When I was his age the Vietnam War was raging or to be politically correct it was called a Police Action. Some of my friends ran off to Canada, some married the first girl who said yes and some like me enlisted in their chosen branch of the military. For those of us who enlisted we fell in to two categories'. There were those ones who wanted someone home waiting for their return or to morn them and those of us who wanted no one but family waiting for us.

After reading what you wrote I believe your ex falls into the first Category; he doesn't want anyone waiting for him at home or to morn him. He made a commitment to ROTC most likely to pay for college and now he must give them the agreed upon service time. For whatever his reasons he feels his chances of surviving a deployment are not in his favor when statistically they are.

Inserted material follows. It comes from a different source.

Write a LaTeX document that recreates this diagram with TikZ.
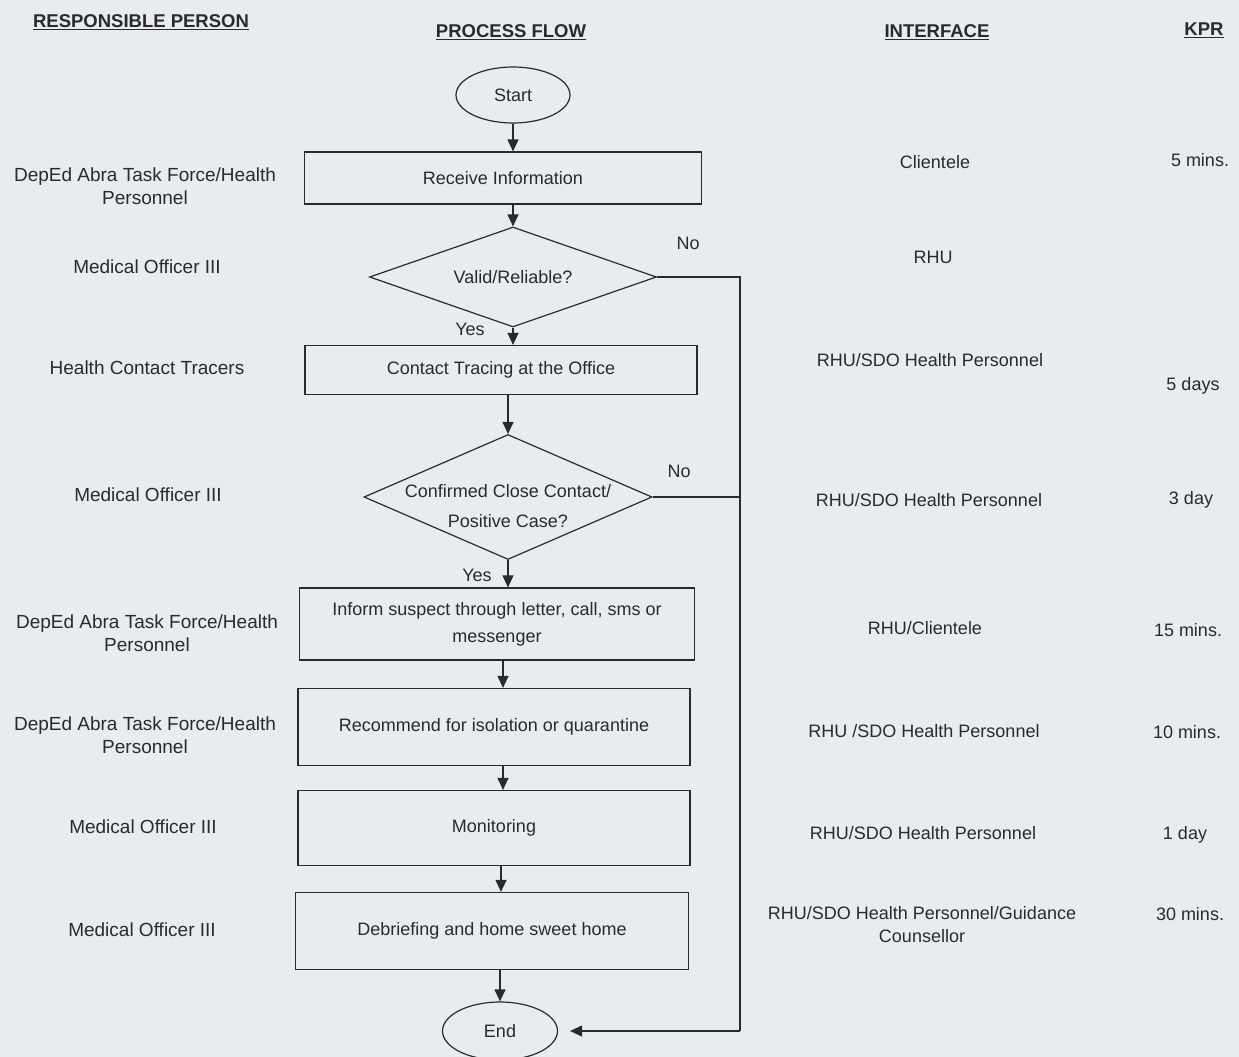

My advice is there is nothing you can do or say to change his mind especially living as far apart as you do. Have yourself a pity party then take my mother’s advice; "rebate you hook and go fishing again." "There are plenty of fish in the sea and there is a man out there looking for you. This relationship was not meant to be."

I was one of those guys who didn't want anyone waiting for me. I wasn't in a relationship in my senior year I dated around nothing serious. I had plenty of friends’ girls and guys to write to me and that was just fine. I was in the Air Force and chances of actually getting in a fire fight with the enemy was less then a Marine or Soldier.

As it turned out I was never stationed in the war zone my last duty station was just outside the war zone. I had no way of knowing that in advance. Six months after I came home I met my wife of 46 years and still going strong. For me it was the right thing to do and it just may be what he is thinking.